Ils doivent aussi la réussite de leur putsch au soutien des peuples désemparés et galvanisés par des mouvements panafricains qui se sont hissé à la tête de la société civile africaine, luttant contre le "néocolonialisme" grâce aux armes modernes que sont les réseaux sociaux et bien évidemment au charisme et à la capacité de mobilisation de ses leaders.
"Ce sont de jeunes parfaitement bien formés à l’école occidentale et en Russie avec le même niveau et la même capacité intellectuelle que leurs collègues occidentaux. Voilà pourquoi à la différence de leurs aînés, leurs coups d’Etat réussissent sans effusion de sang parce que c’est l’intelligence qui est mise en œuvre ici", souligne Pr Touoyem.
En plus des cours et de l’expérience acquis en occident, ces jeunes officiers sont fortement enracinés dans les valeurs africaines, selon l’analyste.
"En plus de leurs formations professionnelles, il y a l’école endogène, l’école traditionnelle. C’est donc deux écoles concentrées en une que ces jeunes officiers incarnent", a –t-il noté.
Vigilance
A ce stade, la lutte pour la libération n’est pas définitivement gagnée.
Certes, la France, ancienne puissance coloniale, est bousculée, ballotée, mais elle est aux aguets. Elle garde encore une emprise sur son empire d’hier où elle garde plusieurs bases et des troupes (Sénégal, Côte d’Ivoire, Niger, Gabon, Tchad…).
Sur le plan politique, elle garde encore une des leviers grâce notamment à ce qui est appelé la Françafrique, un puissant réseau d’influence qui tire les ficelles depuis Jacques Faucard, ancien secrétaire général de l’Elysée).
Mais en Afrique, la vigilance est de mise. Au Mali, Assimi Goïta et ses hommes n’ont pas de reprendre les rênes du pays quand ils ont senti que la Transition menée par l’ancien haut gradé Bah Ndao changeait de trajectoire, après notamment des rencontres avec l’actuel président français, Emmanuel Macron, qui s’est empressé de dénoncer "un coup d’Etat dans le coup d’Etat".
L’universitaire camerounais estime que, pour ne pas faire face à la fronde populaire, la France doit anticiper son départ de l’Afrique avant que le chaos ne s’installe, fermer ses bases et rapatrier ses troupes perçues comme le symbole de de la colonisation. Pour lui, c’est une nouvelle Afrique qui émerge.
"Je pense qu’ils (les leaders militaires) ont déjà compris ce qu’il leur faut. Il faut incarner ses aspirations du peuple car nous assistons à un basculement.

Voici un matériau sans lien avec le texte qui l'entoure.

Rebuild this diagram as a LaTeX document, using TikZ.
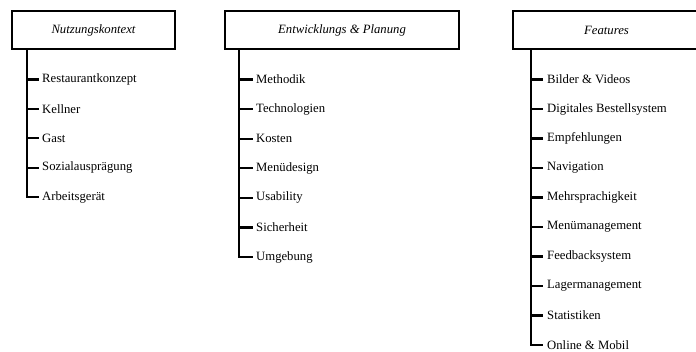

Les peuples africains disent non, ils veulent s’émanciper de la tutelle occidentale qui interpelé", a –t-il expliqué.
"Cet Occident doit comprendre que l’Afrique a compris et l’Afrique est debout. Une nouvelle Afrique décomplexée, rassurée et rénovée se met en place et bouscule donc les canaux de la gouvernance. Il faut pour l’Afrique aujourd’hui, une gouvernance par le bas, pour le bas et pour la multitude sociale", a –t-il conclu.